The woman … went into town, and told the men, “Come, see a man who told me everything I ever did!”—John 4:28-29
In the true Christian heart, sharing is instinctive. What was the instinct of the woman at the well as soon as she had received salvation? It was to share what she had found with others.
What I am saying will cause some people to feel guilty, especially those who do not find it easy to share their faith. It is not that we should go out and accost everyone we meet with the message of salvation, but we do need to be alert for every opportunity and to take advantage of it.
The four words which most succinctly summarize the gospel are each found in the Scripture passage before us today. They are these: “come … see … went … told.” We get a firsthand knowledge—”come and see”—and then the instinctive impulse takes over—”go and tell.” And if there is no “go and tell” impulse, then perhaps the “come and see” impulse is not ours, or at least it has ceased to hold a commanding place in our lives.
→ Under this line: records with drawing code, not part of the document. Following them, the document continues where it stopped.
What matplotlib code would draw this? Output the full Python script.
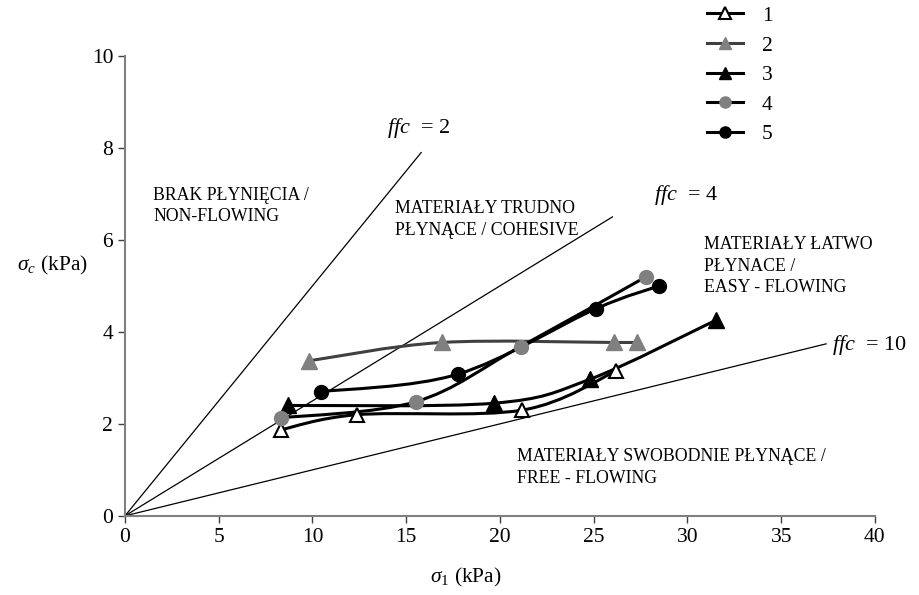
import numpy as np
import matplotlib
matplotlib.use("Agg")
import matplotlib.pyplot as plt
from matplotlib.path import Path
from matplotlib.patches import PathPatch
from matplotlib.lines import Line2D

plt.rcParams['font.family'] = ['Liberation Serif', 'DejaVu Serif']
plt.rcParams['mathtext.fontset'] = 'custom'
plt.rcParams['mathtext.rm'] = 'Liberation Serif'
plt.rcParams['mathtext.it'] = 'Liberation Serif:italic'

# series data (sigma_1, sigma_c) in kPa
s1_x = [8.3, 12.4, 21.2, 26.2]
s1_y = [1.87, 2.2, 2.3, 3.15]
s2_x = [9.8, 16.9, 26.1, 27.3]
s2_y = [3.37, 3.77, 3.77, 3.77]
s3_x = [8.7, 19.7, 24.8, 31.5]
s3_y = [2.4, 2.45, 2.97, 4.25]
s4_x = [8.3, 15.5, 21.1, 27.8]
s4_y = [2.13, 2.48, 3.68, 5.2]
s5_x = [10.45, 17.75, 25.1, 28.5]
s5_y = [2.7, 3.08, 4.5, 5.0]

labels = ['1', '2', '3', '4', '5']

# flow function lines: ffc value and sigma_1 where the line stops
ffc_vals = [2, 4, 10]
ffc_xend = [15.8, 26.0, 37.4]


def smooth_path(xs, ys):
    # excel style smoothed line: cubic bezier through the points
    p = np.column_stack([xs, ys])
    n = len(p)
    verts = [p[0]]
    codes = [Path.MOVETO]
    for i in range(n - 1):
        p0 = p[max(i - 1, 0)]
        p1 = p[i]
        p2 = p[i + 1]
        p3 = p[min(i + 2, n - 1)]
        verts += [p1 + (p2 - p0) / 6, p2 - (p3 - p1) / 6, p2]
        codes += [Path.CURVE4] * 3
    return Path(verts, codes)


fig = plt.figure(figsize=(9.19, 5.95), dpi=100)
ax = fig.add_axes([0.136, 0.133, 0.816, 0.773])

for f, xe in zip(ffc_vals, ffc_xend):
    ax.plot([0, xe], [0, xe / f], color='black', lw=0.9)

lw = 2.2
series = [
    (s1_x, s1_y, 'black', '^', 10, 'white', 'black', 1.5),
    (s2_x, s2_y, '#404040', '^', 11, '#808080', '#808080', 1),
    (s3_x, s3_y, 'black', '^', 11, 'black', 'black', 1),
    (s4_x, s4_y, 'black', 'o', 10, '#808080', '#808080', 1),
    (s5_x, s5_y, 'black', 'o', 10, 'black', 'black', 1),
]
handles = []
for (xs, ys, lc, mk, ms, mfc, mec, mew), lab in zip(series, labels):
    ax.add_patch(PathPatch(smooth_path(xs, ys), fill=False, edgecolor=lc,
                           lw=lw, capstyle='round', zorder=2))
    ax.plot(xs, ys, ls='none', marker=mk, ms=ms, mfc=mfc, mec=mec, mew=mew, zorder=3)
    handles.append(Line2D([], [], color=lc, lw=lw, marker=mk, ms=ms,
                          mfc=mfc, mec=mec, mew=mew, label=lab))

ax.set_xlim(0, 40)
ax.set_ylim(0, 10)
ax.set_xticks(np.arange(0, 41, 5))
ax.set_yticks(np.arange(0, 11, 2))
ax.tick_params(direction='out', length=5, width=1, color='#404040', labelsize=15.5)
for s in ['top', 'right']:
    ax.spines[s].set_visible(False)
for s in ['left', 'bottom']:
    ax.spines[s].set_color('#808080')
    ax.spines[s].set_linewidth(1.5)

ax.text(18.2, -1.35, r'$\sigma_\mathit{1}$ (kPa)', fontsize=15.5, ha='center', va='center')
ax.text(-2.0, 5.45, r'$\sigma_\mathit{c}$ (kPa)', fontsize=15.5, ha='right', va='center')

# ffc labels
ax.text(14.0, 8.43, r'$ffc$  = 2', fontsize=16, va='center')
ax.text(28.2, 6.98, r'$ffc$  = 4', fontsize=16, va='center')
ax.text(37.7, 3.72, r'$ffc$  = 10', fontsize=16, va='center')

# region labels
fs = 12.8
ls = 1.35
ax.text(1.5, 6.74, 'BRAK PŁYNIĘCIA /\nNON-FLOWING', fontsize=fs, va='center', linespacing=ls)
ax.text(14.4, 6.44, 'MATERIAŁY TRUDNO\nPŁYNĄCE / COHESIVE', fontsize=fs, va='center', linespacing=ls)
ax.text(30.9, 5.43, 'MATERIAŁY ŁATWO\nPŁYNACE /\nEASY - FLOWING', fontsize=fs, va='center', linespacing=ls)
ax.text(20.9, 1.05, 'MATERIAŁY SWOBODNIE PŁYNĄCE /\nFREE - FLOWING', fontsize=fs, va='center', linespacing=ls)

fig.legend(handles=handles, loc='upper left',
           bbox_to_anchor=(0.769, 0.99), frameon=False, fontsize=15.5,
           borderpad=0, borderaxespad=0, markerscale=0.8,
           handlelength=1.67, labelspacing=0.44, handletextpad=0.9)

fig.savefig('out.png', dpi=100)
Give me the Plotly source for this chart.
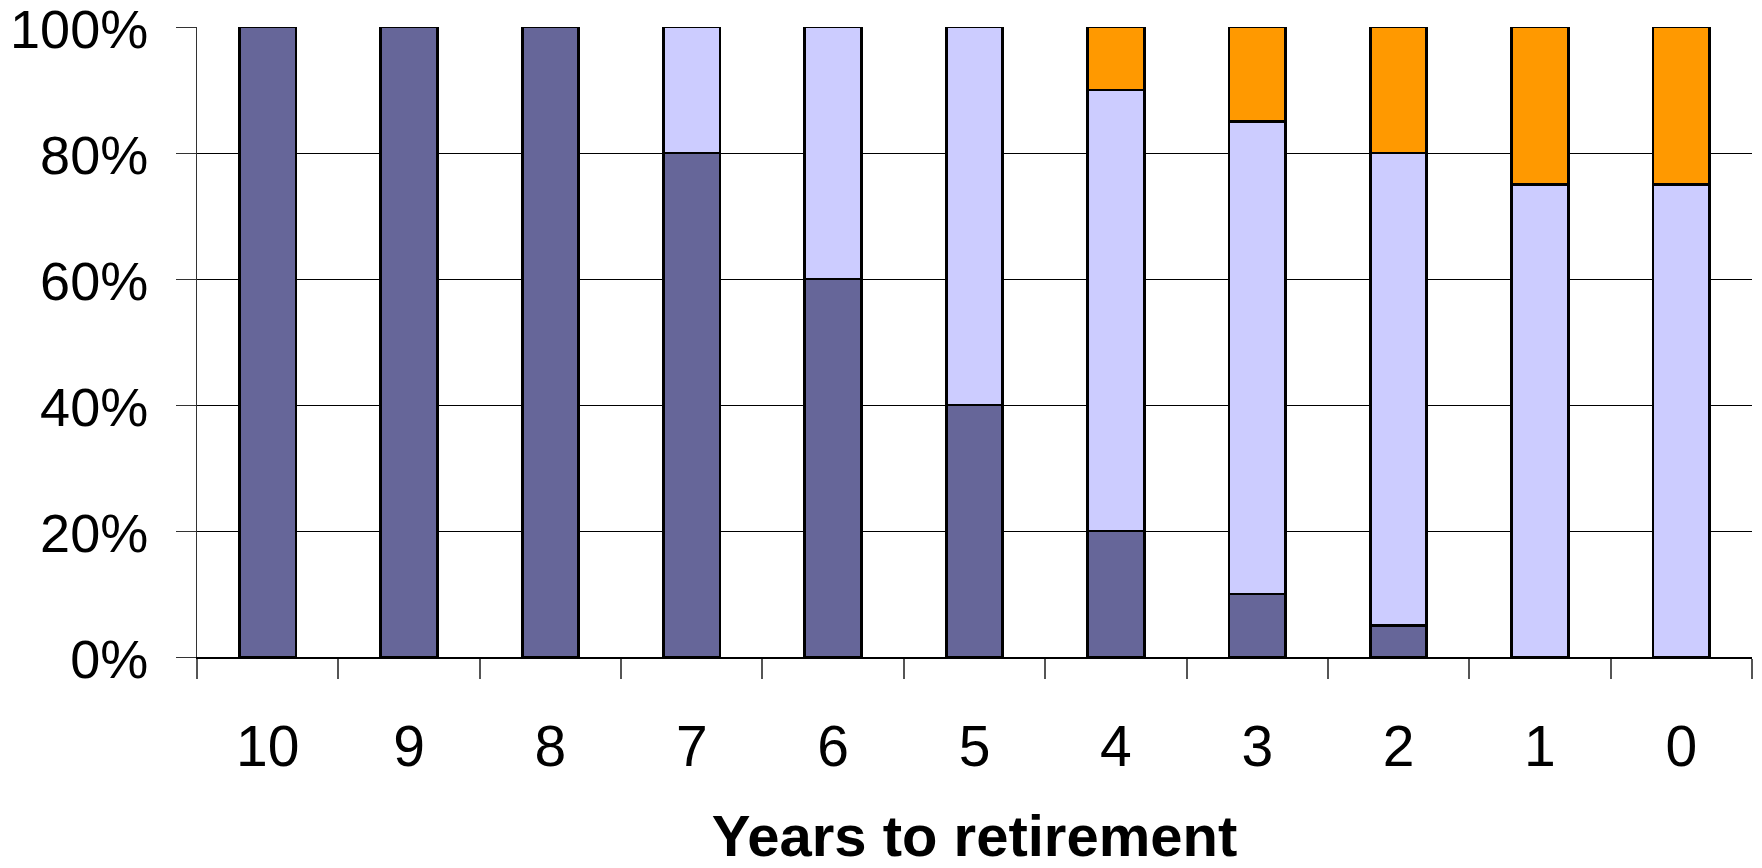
import plotly.graph_objects as go

years = ["10", "9", "8", "7", "6", "5", "4", "3", "2", "1", "0"]
dark_share = [100, 100, 100, 80, 60, 40, 20, 10, 5, 0, 0]
light_share = [0, 0, 0, 20, 40, 60, 70, 75, 75, 75, 75]
orange_share = [0, 0, 0, 0, 0, 0, 10, 15, 20, 25, 25]

series = [
    ("Series 1", dark_share, "#666699"),
    ("Series 2", light_share, "#CCCCFF"),
    ("Series 3", orange_share, "#FF9900"),
]

fig = go.Figure()
for name, vals, col in series:
    fig.add_trace(go.Bar(
        x=years, y=vals, name=name,
        marker=dict(color=col, line=dict(color="black", width=2.8)),
        width=0.4,
    ))

font_family = "Liberation Sans, Arial, sans-serif"
fig.update_layout(
    barmode="stack",
    width=1762, height=868,
    margin=dict(l=197, r=10, t=27, b=211, autoexpand=False),
    plot_bgcolor="white", paper_bgcolor="white",
    showlegend=False,
    font=dict(family=font_family, color="black"),
)
fig.update_xaxes(
    type="category",
    showline=True, linecolor="black", linewidth=1.5,
    ticks="outside", ticklen=20, tickcolor="#555555", tickwidth=1.5,
    tickson="boundaries",
    showgrid=False,
    tickfont=dict(size=57, family=font_family),
    ticklabelstandoff=39,
    ticklabeloverflow="allow",
    title=dict(text="<b>Years to retirement</b>",
               font=dict(size=58, family=font_family), standoff=42),
)
fig.update_yaxes(
    range=[0, 100],
    tickvals=[0, 20, 40, 60, 80, 100],
    ticktext=["0%", "20%", "40%", "60%", "80%", "100%"],
    showgrid=True, gridcolor="black", gridwidth=1,
    showline=True, linecolor="#333333", linewidth=1,
    ticks="outside", ticklen=20, tickcolor="#333333",
    tickfont=dict(size=54, family=font_family),
    ticklabelstandoff=17,
    ticklabelshift=2,
    ticklabeloverflow="allow",
    zeroline=False,
)
fig.write_html("out.html", config={"displayModeBar": False},
               post_script="document.body.style.margin='0px';")
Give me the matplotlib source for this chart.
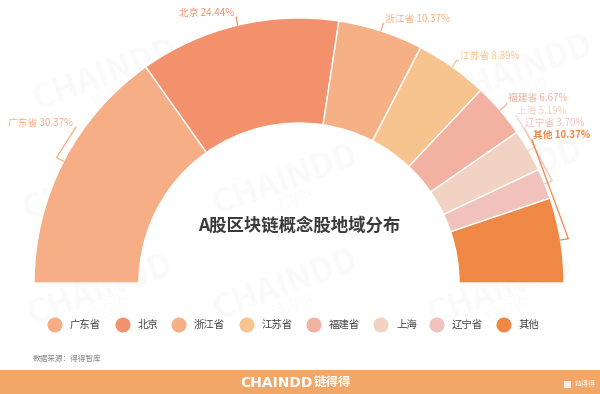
import matplotlib
matplotlib.use('Agg')
import matplotlib.pyplot as plt
from matplotlib.patches import Wedge, Circle, Rectangle
import numpy as np

plt.rcParams['font.family'] = ['Noto Sans CJK SC', 'DejaVu Sans']

# data
regions = ['广东省', '北京', '浙江省', '江苏省', '福建省', '上海', '辽宁省', '其他']
shares = [30.37, 24.44, 10.37, 8.89, 6.67, 5.19, 3.70, 10.37]
colors = ['#F5AE85', '#F4916D', '#F6B086', '#F7C38E', '#F2B1A1', '#F2D3C3', '#F1C1BB', '#EF8844']

# label anchors in pixel coords (x, y from top), side
label_pos = [(73, 123, 'right'), (234, 13, 'right'), (385, 19, 'left'), (460, 56, 'left'),
             (508, 98, 'left'), (517, 111, 'left'), (525, 123, 'left'), (533, 135, 'left')]
legend_x = [55, 123, 179, 247, 314, 381, 437, 504]

W, H = 600, 394
fig = plt.figure(figsize=(6, 3.94), dpi=100)
ax = fig.add_axes([0, 0, 1, 1])
ax.set_xlim(0, W)
ax.set_ylim(0, H)
ax.set_aspect('equal')
ax.axis('off')


def Y(y):
    return H - y


# faint watermarks
for wx, wy in [(105, 75), (300, 80), (520, 70), (95, 185), (285, 180), (510, 175),
               (100, 290), (285, 285), (500, 290)]:
    ax.text(wx, Y(wy), 'CHAINDD', fontsize=24, fontweight='bold', color='#000000',
            alpha=0.022, rotation=20, ha='center', va='center', zorder=0)
    ax.text(wx + 8, Y(wy + 22), '链得得', fontsize=11, color='#000000',
            alpha=0.02, rotation=20, ha='center', va='center', zorder=0)

cx, cy = 299, Y(283)
R, r = 265, 160

start = 180.0
mids = []
for share, col in zip(shares, colors):
    span = share * 1.8
    t2 = start
    t1 = start - span
    ax.add_patch(Wedge((cx, cy), R, t1, t2, width=R - r, facecolor=col,
                       edgecolor='white', linewidth=1.0, zorder=2))
    mids.append(np.deg2rad((t1 + t2) / 2))
    start = t1

# labels with leader lines
for i, (name, share) in enumerate(zip(regions, shares)):
    lx, ly, ha = label_pos[i]
    a = mids[i]
    p1 = (cx + R * np.cos(a), cy + R * np.sin(a))
    p2 = (cx + (R + 8) * np.cos(a), cy + (R + 8) * np.sin(a))
    if ha == 'left':
        p3 = (lx - 1, Y(ly + 5))
    else:
        p3 = (lx + 3, Y(ly + 4))
    ax.plot([p1[0], p2[0], p3[0]], [p1[1], p2[1], p3[1]], color=colors[i],
            linewidth=0.9, zorder=3, solid_capstyle='round')
    ax.text(lx, Y(ly), f'{name} {share:.2f}%', fontsize=7, color=colors[i],
            ha=ha, va='center', zorder=4,
            fontweight='bold' if name == '其他' else 'normal')

# title in center
ax.text(299, Y(226), 'A股区块链概念股地域分布', fontsize=12.5, fontweight='bold',
        color='#3a3a3a', ha='center', va='center', zorder=4)

# legend
for x, name, col in zip(legend_x, regions, colors):
    ax.add_patch(Circle((x, Y(325)), 7.5, facecolor=col, edgecolor='none', zorder=3))
    ax.text(x + 15, Y(325), name, fontsize=7.5, color='#444444', ha='left',
            va='center', zorder=4)

# source
ax.text(33, Y(359), '数据来源：得得智库', fontsize=5.5, color='#888888',
        ha='left', va='center')

# footer bar
ax.add_patch(Rectangle((0, 0), W, H - 370, facecolor='#F0A768', edgecolor='none', zorder=1))
ax.text(276, Y(383), 'CHAINDD', fontsize=10, fontweight='bold', color='white',
        ha='center', va='center', family='DejaVu Sans', zorder=4)
ax.text(332, Y(383), '链得得', fontsize=9, fontweight='bold', color='white',
        ha='center', va='center', zorder=4)
ax.add_patch(Rectangle((564, Y(388)), 7, 7, facecolor='#ffffff', alpha=0.8,
                       edgecolor='none', zorder=4))
ax.text(575, Y(384), '链得得', fontsize=5, color='white', alpha=0.85,
        ha='left', va='center', zorder=4)

fig.savefig('out.png', dpi=100)
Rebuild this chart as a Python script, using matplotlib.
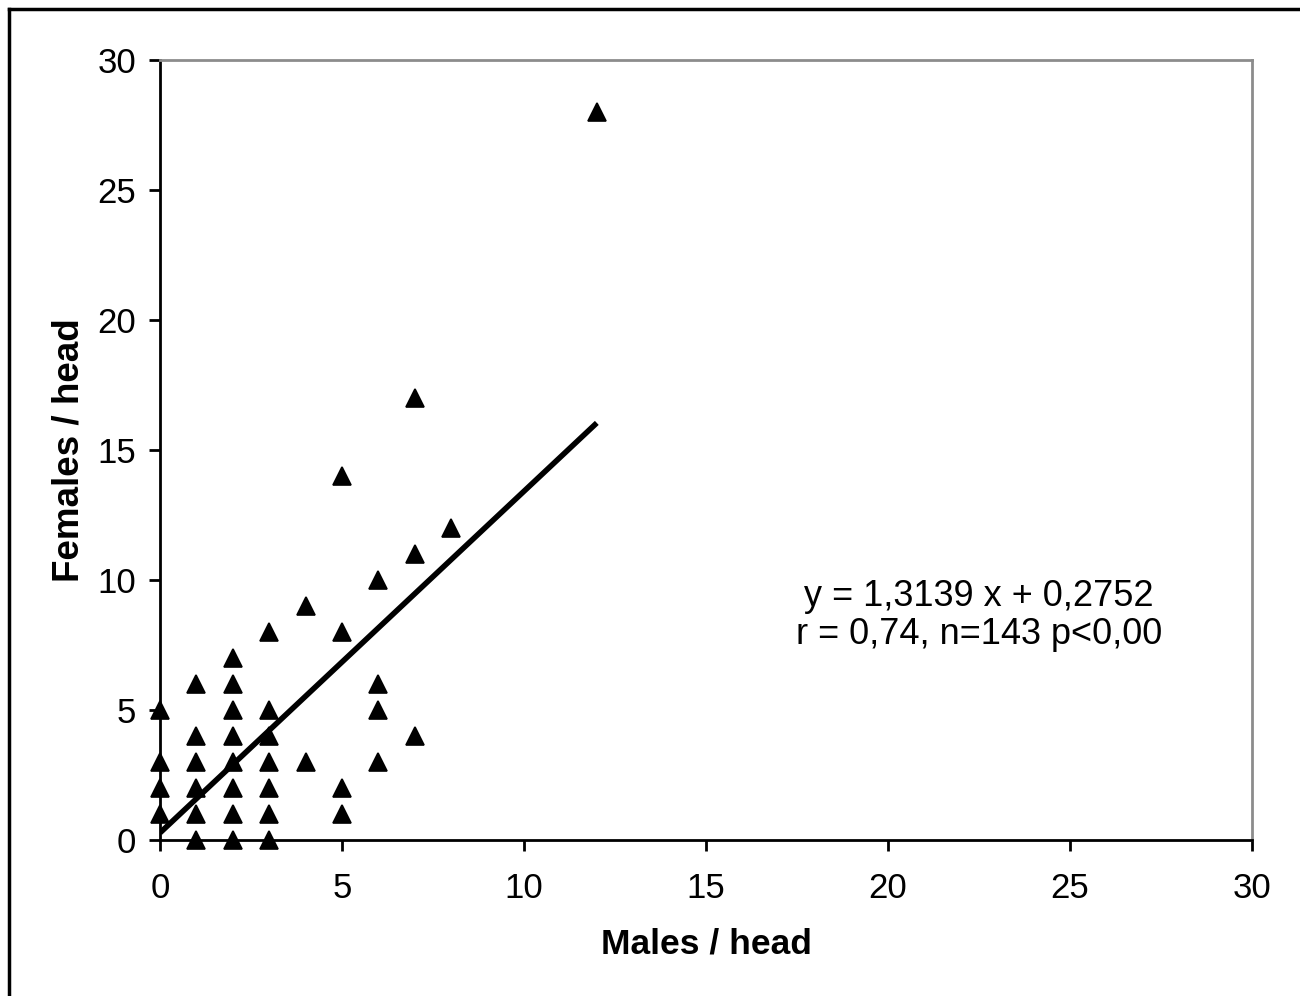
import matplotlib
matplotlib.use("Agg")
import matplotlib.pyplot as plt
from matplotlib.lines import Line2D

plt.rcParams['font.family'] = ['Liberation Sans', 'DejaVu Sans']

males = [0, 0, 0, 0,
         1, 1, 1, 1, 1, 1,
         2, 2, 2, 2, 2, 2, 2, 2,
         3, 3, 3, 3, 3, 3, 3,
         4, 4,
         5, 5, 5, 5,
         6, 6, 6, 6,
         7, 7, 7,
         8,
         12]
females = [5, 3, 2, 1,
           6, 4, 3, 2, 1, 0,
           7, 6, 5, 4, 3, 2, 1, 0,
           8, 5, 4, 3, 2, 1, 0,
           9, 3,
           14, 8, 2, 1,
           10, 6, 5, 3,
           17, 11, 4,
           12,
           28]
slope = 1.3139
intercept = 0.2752
fit_x = [0, 12]
ticks = [0, 5, 10, 15, 20, 25, 30]

fig = plt.figure(figsize=(13, 9.96), dpi=100)
ax = fig.add_axes([160/1300, 1-840/996, (1252-160)/1300, (840-60)/996])

fit_y = [slope*v + intercept for v in fit_x]
ax.plot(fit_x, fit_y, color='black', lw=4, solid_capstyle='butt', zorder=2)
ax.plot(males, females, linestyle='none', marker='^', markersize=12.5,
        color='black', markeredgewidth=1.2, markeredgecolor='black', zorder=3, clip_on=False)

ax.set_xlim(0, 30)
ax.set_ylim(0, 30)
ax.set_xticks(ticks)
ax.set_yticks(ticks)
ax.tick_params(axis='both', direction='out', length=8, width=2, labelsize=25)
ax.tick_params(axis='x', pad=15)
ax.tick_params(axis='y', pad=9)
for s in ['left', 'bottom']:
    ax.spines[s].set_linewidth(2)
    ax.spines[s].set_color('black')
for s in ['top', 'right']:
    ax.spines[s].set_linewidth(2)
    ax.spines[s].set_color('#8c8c8c')

ax.set_xlabel('Males / head', fontsize=25.5, fontweight='bold', labelpad=16)
ax.set_ylabel('Females / head', fontsize=26.5, fontweight='bold', labelpad=8)

ax.text(22.5, 9.35, 'y = 1,3139 x + 0,2752', fontsize=26, ha='center', va='center')
ax.text(22.5, 7.9, 'r = 0,74, n=143 p<0,00', fontsize=26, ha='center', va='center')

# outer frame (top and left edges visible)
fig.add_artist(Line2D([9/1300, 9/1300], [0, 1-9/996], color='black', lw=2.5, transform=fig.transFigure))
fig.add_artist(Line2D([9/1300, 1], [1-9/996, 1-9/996], color='black', lw=2.5, transform=fig.transFigure))

fig.savefig('out.png', dpi=100)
A woman once wrote to me following something I had written in Every Day with Jesus and said: “I had a real experience of God and refused to share it with anyone, so it died.” How sad. J. B. Phillips’ translation of 2 Corinthians 9:10 is luminous: “He who gives the seed to the sower …” See the inference? He gives seed only to the one who uses it—the sower. If we won’t use the seed, then we won’t get it. Our powers are either dead or dedicated. If they are dedicated, they are alive with God. If they are saved up or conserved, they die.
O Father, I ask not for an experience of You—I already have that. I ask rather for the courage to share it with others. Give me some seed today, and help me to sow it in prepared hearts. For Your own dear name’s sake. Amen.
1Pt 3:1-16; Ps 66:16; Isa 63:7
What must we always be prepared to do?
How did Isaiah and the psalmist do this?